Private equity / fund structuring

Private equity / fund structuring

Our experience and know-how enable us to offer advice covering all private equity transactions (seed, venture capital, capital growth and transmission) as well as the structuring of investment funds and management companies. We advise and assist our clients, mainly mid- and upper mid-cap companies and financial institutions (private or institutional funds, groups listed on the SBF 120, large SMEs, family offices, including unregulated funds and trusts), in both advisory and litigation matters.

Legal and tax structuring of private equity funds:

  • Upstream analysis of the appropriate legal and tax structuring: regulated or unregulated fund, type of fund (investment holding company, SCR, FCPR, FPCI, SLP, FPS, etc…);
  • Accompanying the client, if necessary, in the creation and approval of a portfolio management company;
  • Drafting and negotiation of all regulatory and contractual documentation of the fund (Articles of association, regulations or prospectus, key information document, subscription documentation, tax memorandum, vesting contracts, etc…);
  • Procedures with the French regulatory authority, i.e. the Autorité des Marchés Financiers (AMF) (fund approval, pre-marketing, creation, marketing, etc …).
  • Regulatory litigation, assistance to management companies in the context of AMF litigation.


Our company has developed particular expertise in structuring sustainable investment funds (investment funds that aim to take into account environmental, social and sound corporate governance issues in their investment strategy, in addition to financial performance). We have thus been involved in the structuring of funds dedicated to the Social and Solidarity Economy, or funds dedicated to the ecological and energy transition of territories, and more generally investment funds classified as “Article 9”.
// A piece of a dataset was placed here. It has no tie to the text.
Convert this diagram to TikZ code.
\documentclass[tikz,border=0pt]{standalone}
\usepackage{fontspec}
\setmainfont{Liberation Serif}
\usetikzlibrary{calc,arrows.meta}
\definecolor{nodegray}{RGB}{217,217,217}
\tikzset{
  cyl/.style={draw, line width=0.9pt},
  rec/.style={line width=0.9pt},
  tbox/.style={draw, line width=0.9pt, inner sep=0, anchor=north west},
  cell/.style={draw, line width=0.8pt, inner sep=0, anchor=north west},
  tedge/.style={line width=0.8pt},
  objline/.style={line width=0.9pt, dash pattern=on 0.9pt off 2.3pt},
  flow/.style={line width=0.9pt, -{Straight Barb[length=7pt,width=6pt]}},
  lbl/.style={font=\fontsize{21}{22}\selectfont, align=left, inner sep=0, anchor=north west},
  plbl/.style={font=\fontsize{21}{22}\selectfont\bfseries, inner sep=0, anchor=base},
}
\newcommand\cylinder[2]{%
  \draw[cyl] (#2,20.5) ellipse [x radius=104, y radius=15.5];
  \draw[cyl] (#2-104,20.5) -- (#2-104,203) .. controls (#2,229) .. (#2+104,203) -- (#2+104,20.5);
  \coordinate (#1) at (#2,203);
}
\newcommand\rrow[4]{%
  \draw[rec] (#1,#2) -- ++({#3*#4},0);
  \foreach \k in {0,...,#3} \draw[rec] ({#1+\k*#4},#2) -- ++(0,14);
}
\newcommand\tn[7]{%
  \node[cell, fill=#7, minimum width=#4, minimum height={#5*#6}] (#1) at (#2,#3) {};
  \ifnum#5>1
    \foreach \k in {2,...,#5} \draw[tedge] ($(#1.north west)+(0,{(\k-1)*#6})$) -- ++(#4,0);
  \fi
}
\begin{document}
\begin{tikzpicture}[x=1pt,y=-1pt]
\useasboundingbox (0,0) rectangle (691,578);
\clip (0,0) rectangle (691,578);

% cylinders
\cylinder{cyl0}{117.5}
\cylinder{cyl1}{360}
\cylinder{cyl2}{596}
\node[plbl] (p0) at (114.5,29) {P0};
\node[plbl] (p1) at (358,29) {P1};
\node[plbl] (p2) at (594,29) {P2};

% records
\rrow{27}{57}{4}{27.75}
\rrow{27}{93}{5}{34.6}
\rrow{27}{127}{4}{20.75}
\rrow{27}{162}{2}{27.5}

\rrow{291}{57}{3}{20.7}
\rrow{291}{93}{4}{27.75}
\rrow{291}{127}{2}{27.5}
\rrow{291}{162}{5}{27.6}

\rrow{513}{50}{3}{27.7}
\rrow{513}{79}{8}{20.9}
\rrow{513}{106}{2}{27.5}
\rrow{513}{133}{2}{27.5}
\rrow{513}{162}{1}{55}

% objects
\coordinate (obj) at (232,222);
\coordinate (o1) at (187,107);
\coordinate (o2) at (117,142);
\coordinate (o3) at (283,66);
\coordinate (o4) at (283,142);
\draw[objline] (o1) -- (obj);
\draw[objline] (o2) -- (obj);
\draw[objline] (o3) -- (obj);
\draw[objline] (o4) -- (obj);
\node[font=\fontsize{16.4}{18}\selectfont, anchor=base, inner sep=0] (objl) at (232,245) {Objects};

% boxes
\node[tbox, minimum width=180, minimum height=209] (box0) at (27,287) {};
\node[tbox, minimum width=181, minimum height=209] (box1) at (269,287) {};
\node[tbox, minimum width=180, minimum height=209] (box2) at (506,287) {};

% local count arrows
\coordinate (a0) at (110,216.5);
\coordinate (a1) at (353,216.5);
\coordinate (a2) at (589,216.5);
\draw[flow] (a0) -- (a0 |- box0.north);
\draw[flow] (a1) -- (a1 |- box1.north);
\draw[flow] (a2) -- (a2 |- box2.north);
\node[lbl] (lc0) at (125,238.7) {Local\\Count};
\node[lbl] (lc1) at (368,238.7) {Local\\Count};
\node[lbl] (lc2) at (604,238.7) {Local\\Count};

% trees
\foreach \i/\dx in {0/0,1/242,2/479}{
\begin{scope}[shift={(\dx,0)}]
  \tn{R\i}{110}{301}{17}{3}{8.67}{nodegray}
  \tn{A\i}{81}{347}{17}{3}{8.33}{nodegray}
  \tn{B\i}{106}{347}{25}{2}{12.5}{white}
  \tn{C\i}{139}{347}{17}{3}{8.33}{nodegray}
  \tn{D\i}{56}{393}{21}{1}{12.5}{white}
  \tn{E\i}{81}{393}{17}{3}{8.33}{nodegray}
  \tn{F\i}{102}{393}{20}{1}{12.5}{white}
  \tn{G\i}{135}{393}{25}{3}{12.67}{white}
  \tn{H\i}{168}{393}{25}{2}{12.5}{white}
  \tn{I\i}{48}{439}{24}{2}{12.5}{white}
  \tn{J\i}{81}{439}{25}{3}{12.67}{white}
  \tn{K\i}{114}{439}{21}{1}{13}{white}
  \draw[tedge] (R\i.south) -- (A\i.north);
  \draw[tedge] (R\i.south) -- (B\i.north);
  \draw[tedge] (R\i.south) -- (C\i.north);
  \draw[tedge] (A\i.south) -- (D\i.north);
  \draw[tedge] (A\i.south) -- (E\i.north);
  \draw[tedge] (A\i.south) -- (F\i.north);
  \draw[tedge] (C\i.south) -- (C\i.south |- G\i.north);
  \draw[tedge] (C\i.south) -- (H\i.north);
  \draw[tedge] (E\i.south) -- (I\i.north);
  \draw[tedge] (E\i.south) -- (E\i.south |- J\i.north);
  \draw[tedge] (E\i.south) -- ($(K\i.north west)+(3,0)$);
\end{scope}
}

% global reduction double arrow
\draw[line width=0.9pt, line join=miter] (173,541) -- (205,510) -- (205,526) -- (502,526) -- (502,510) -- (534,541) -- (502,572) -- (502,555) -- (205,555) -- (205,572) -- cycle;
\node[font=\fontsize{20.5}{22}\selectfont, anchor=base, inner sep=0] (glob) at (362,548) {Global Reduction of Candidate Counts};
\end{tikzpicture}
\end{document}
Legal and tax structuring of private equity transactions:

Assisting the client throughout its project, from the definition of its scope to its implementation, to its disinvestment/closing:

  • Upstream definition of the most appropriate legal and tax structuring of the proposed transaction (setting up a partnership, investment, disinvestment, etc.) in order to anticipate possible impediments and optimal implementation;
  • Allocation and definition of the roles of each stakeholder in the project: associate/shareholder, investor, partner, supplier etc.. ;
  • Drafting and/or negotiation of the transactional documentation required according to the investment methods chosen: investment agreement, acquisition of shares with or without specific rights attached (common shares, shares with preferential rights, shares with stock warrants attached, ratchets, etc.), issue of securities (BSAir, warrants, convertible bonds into shares, bonds redeemable in shares, etc.) ;
  • Drafting and/or negotiating the documentation defining the relationship between the shareholders/partners (governance, conflict resolutions, share transfers, exit mechanisms, CSR, etc.): shareholders’ agreements, partnership agreements, specific contracts;
  • Drafting and/or negotiation of value creation sharing vehicles (such as free shares, stocks/options, BSPCEs, etc.) and incentives for key people (managers or other employees) or other management packages;
  • Assistance in the unwinding of an investment / disinvestment / exit.

The specificity of our organisation and our transversal approach to the legal profession allow us to offer a full service covering all matters involved, from company law to tax law, to employment law, etc. – and this in all sectors of activity (industry, real estate, public works, tourism, communication, health, etc.).